1:00 pm Registration in New College with coffee & tea

1:30 pm Welcome and Introductions

2:00 pm Vision Talk – Music, Harmony, and Emergence: A Christian Approach to Particularity in the Arts and Humanities - Christopher Blakey (Theomousikos Coordinator, Renaissance Project, Wycliffe Hall)

What does it mean to be a Christian scholar in the arts and humanities? How do we resist reductionism and faithfully respond to the particularities of our fields of study? What can music offer to help us address these questions? Music has an exceptionally fraught methodologically history; being both part of the medieval quadrivium and, in Walter Pater’s famous aphorism, having the condition to which ‘all art constantly aspires’. In particular, the property of harmony forces us to confront both the stubborn particularities of the arts, and the interconnectedness of all forms of knowledge. This talk explores the concept of musical harmony, and its surprising emergent properties, as a case study in how a Christian ontology and theology of creation might enrich our approach as scholars in the arts and humanities.

3:30 pm Coffee & tea

4:00 pm Panel Discussion - Responses to Vision Talk

This panel will bring together scholars in dance, film, music, and theatre to consider implications and extensions of the points outlined in the opening vision talk in developing a vision of Christian scholarship.

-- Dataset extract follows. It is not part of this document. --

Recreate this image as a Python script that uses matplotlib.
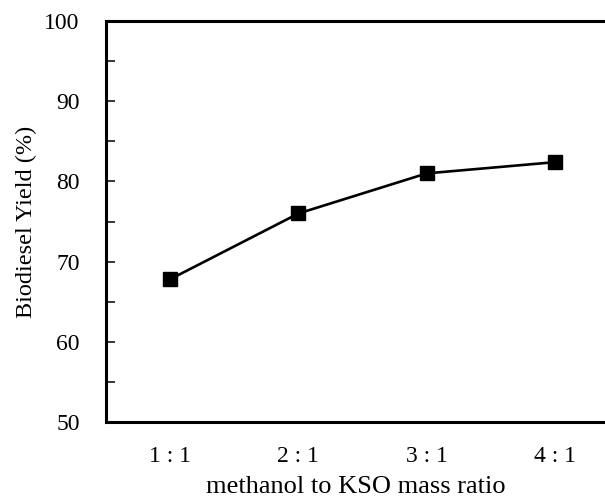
import matplotlib
matplotlib.use("Agg")
import matplotlib.pyplot as plt
from matplotlib.ticker import MultipleLocator

# 値は図から読み取り
ratios = ["1 : 1", "2 : 1", "3 : 1", "4 : 1"]
yield_pct = [67.8, 76.0, 81.0, 82.4]

plt.rcParams["font.family"] = ["Liberation Serif", "DejaVu Serif"]

fig = plt.figure(figsize=(6.05, 5.01), dpi=100)
ax = fig.add_axes([106 / 605, 1 - 422 / 501, 1 - 106 / 605, (422 - 21) / 501])

x = list(range(len(ratios)))
ax.plot(x, yield_pct, color="black", linewidth=1.9, marker="s", markersize=10)

ax.set_xlim(-0.5, 3.39)
ax.set_ylim(50, 100)
ax.set_xticks(x)
ax.set_xticklabels(ratios)
ax.yaxis.set_major_locator(MultipleLocator(10))
ax.yaxis.set_minor_locator(MultipleLocator(5))

for side in ["left", "top", "bottom"]:
    ax.spines[side].set_linewidth(2.2)
ax.spines["right"].set_visible(False)

ax.tick_params(axis="y", which="both", direction="in", length=6.5, width=1.1,
               labelsize=17, pad=19, right=False)
ax.tick_params(axis="x", length=0, labelsize=17, pad=17)

ax.set_xlabel("methanol to KSO mass ratio", fontsize=19, labelpad=7)
ax.set_ylabel("Biodiesel Yield (%)", fontsize=17.5, labelpad=5)

fig.savefig("out.png", dpi=100)
plt.close(fig)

The following events are held jointly with all streams at New College.

6:00 pm Prayer in New College Chapel

6:30 pm Drinks at the New College Bar

7:30 pm Dinner in the New College Dining Hall

Saturday 21st March

9:00 am Registration in Jesus College with coffee & tea

9:05 am Prayer

9:30 am Small Group Discussion on Assigned Readings

To frame the day’s talks and activities, participants should read and reflect upon the following texts prior to this session: for Casey Strine’s talk, Simone Weil’s “Reflections on the Right Use of Schools Studies with a View to the Love of God” and for Karen Coats’s seminar, Malcolm Guite’s series of antiphon poems. In small groups, participants will discuss these texts.

11:00 am Coffee & tea

11:30 am Research Talk – Christian Researchers, Their Materials, and Theological Anthropology - Casey Strine (Secretary for Theology and Theological Adviser to the House of Bishops, Church of England, and Senior Lecturer in Ancient Near Eastern History and Literature, University of Sheffield)

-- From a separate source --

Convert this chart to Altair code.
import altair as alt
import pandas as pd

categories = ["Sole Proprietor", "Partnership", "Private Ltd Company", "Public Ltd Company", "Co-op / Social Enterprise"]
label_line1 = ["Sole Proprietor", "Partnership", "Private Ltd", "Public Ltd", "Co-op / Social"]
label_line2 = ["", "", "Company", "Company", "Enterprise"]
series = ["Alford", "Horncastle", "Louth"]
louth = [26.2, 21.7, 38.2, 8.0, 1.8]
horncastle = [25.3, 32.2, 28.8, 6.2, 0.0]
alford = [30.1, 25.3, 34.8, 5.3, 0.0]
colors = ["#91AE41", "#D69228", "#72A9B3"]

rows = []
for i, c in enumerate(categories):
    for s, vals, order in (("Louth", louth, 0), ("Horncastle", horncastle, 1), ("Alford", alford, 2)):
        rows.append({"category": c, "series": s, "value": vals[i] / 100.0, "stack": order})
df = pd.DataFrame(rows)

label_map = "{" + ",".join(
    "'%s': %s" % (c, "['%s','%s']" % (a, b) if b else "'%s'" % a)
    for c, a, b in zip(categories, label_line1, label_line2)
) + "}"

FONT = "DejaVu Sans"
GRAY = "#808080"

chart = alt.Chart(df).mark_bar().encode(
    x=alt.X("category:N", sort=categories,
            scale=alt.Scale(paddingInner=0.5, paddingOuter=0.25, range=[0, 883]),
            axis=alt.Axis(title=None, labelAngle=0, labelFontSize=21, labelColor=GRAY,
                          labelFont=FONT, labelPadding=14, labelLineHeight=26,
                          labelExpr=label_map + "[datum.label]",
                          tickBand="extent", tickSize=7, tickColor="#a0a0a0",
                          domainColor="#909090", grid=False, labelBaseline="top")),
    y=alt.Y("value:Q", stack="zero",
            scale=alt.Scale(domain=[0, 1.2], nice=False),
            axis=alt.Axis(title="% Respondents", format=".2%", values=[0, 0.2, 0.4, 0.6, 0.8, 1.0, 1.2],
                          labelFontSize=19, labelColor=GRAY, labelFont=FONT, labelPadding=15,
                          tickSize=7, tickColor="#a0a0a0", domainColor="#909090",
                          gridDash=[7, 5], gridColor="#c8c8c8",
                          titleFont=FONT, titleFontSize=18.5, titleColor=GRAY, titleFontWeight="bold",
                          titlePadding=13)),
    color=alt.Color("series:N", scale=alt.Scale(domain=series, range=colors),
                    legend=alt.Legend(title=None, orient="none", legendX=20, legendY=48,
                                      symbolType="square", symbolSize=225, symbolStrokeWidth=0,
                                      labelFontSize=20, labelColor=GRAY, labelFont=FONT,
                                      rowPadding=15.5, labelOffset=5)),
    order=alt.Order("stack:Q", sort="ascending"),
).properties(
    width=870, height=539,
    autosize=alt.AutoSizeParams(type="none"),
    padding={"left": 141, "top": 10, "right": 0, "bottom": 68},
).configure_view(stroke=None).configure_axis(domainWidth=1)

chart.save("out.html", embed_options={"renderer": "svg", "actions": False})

One way to explore what it means to be a follower of Christ in the world of academia is to ask what is the relationship between the Christian researcher and the object(s) of their research. This language—familiar to many—presumes a certain relationship between the researcher and their work. Should a follower of Christ accept this relationship to their research? Does the relationship presumed by the idea of researcher as subject and topic as research object comport with a Christian theological anthropology? What would it mean to attend to one’s research if this is the relationship? This talk will engage with these questions, thinking with the wisdom literature of the Old Testament, the Ignatian tradition, and Simone Weil in order to catalyse reflection on the experience of Christians in academia.

1:00 pm Lunch

2:00 pm Methodology Seminar – Prayer and Method: Towards a Christian Grammar of Research Design - Karen Coats (Director of the Centre for Research in Children’s Literature and Professor of Education, University of Cambridge)

Truth and Method by Hans-Georg Gadamer and Reading Images: The Grammar of Visual Design by Gunther Kress and Theo Van Leeuwen (whose titles serve as the inspiration for the title of this talk) explore methodologies relevant to research in the humanities. These works are concerned with the way we come to understand facets of the world through social semiotics—Gadamer’s focus is language and Kress and Van Leeuwen look at images. In bringing these frameworks together, we will consider how and what we have been taught about how to approach research, be it desk-based or with human participants. This talk works from the assumption that many if not most of us have been trained to think in non-theistic or even atheist way and that this has fundamentally clouded our vision of what it means to undertake humanistic research, inducting us into a hermeneutics of suspicion and cultural  relativism rather than a hermeneutics of faith that can lead to a true and unapologetic understanding of what it means for humans to be made in the image of God and yet fallen. This talk will outline the programmes, possibilities, and ultimate limitations of current protocols of research inspired by these thinkers and ask: What if, instead, we really commit to expanding what Gadamer calls our ‘fusion of horizons’ to include a third Person by integrating ongoing prayer into our research designs from start to finish? How might it change the grammar of our work if we understood, in the words of Kenneth Grahame in The Reluctant Dragon, that ‘the noun governs the verb’ and that the most important pronoun in all our work is ‘His’? In preparation for this session, participants should locate a prayer about study (for example, St. Thomas Aquinas’s prayer for students).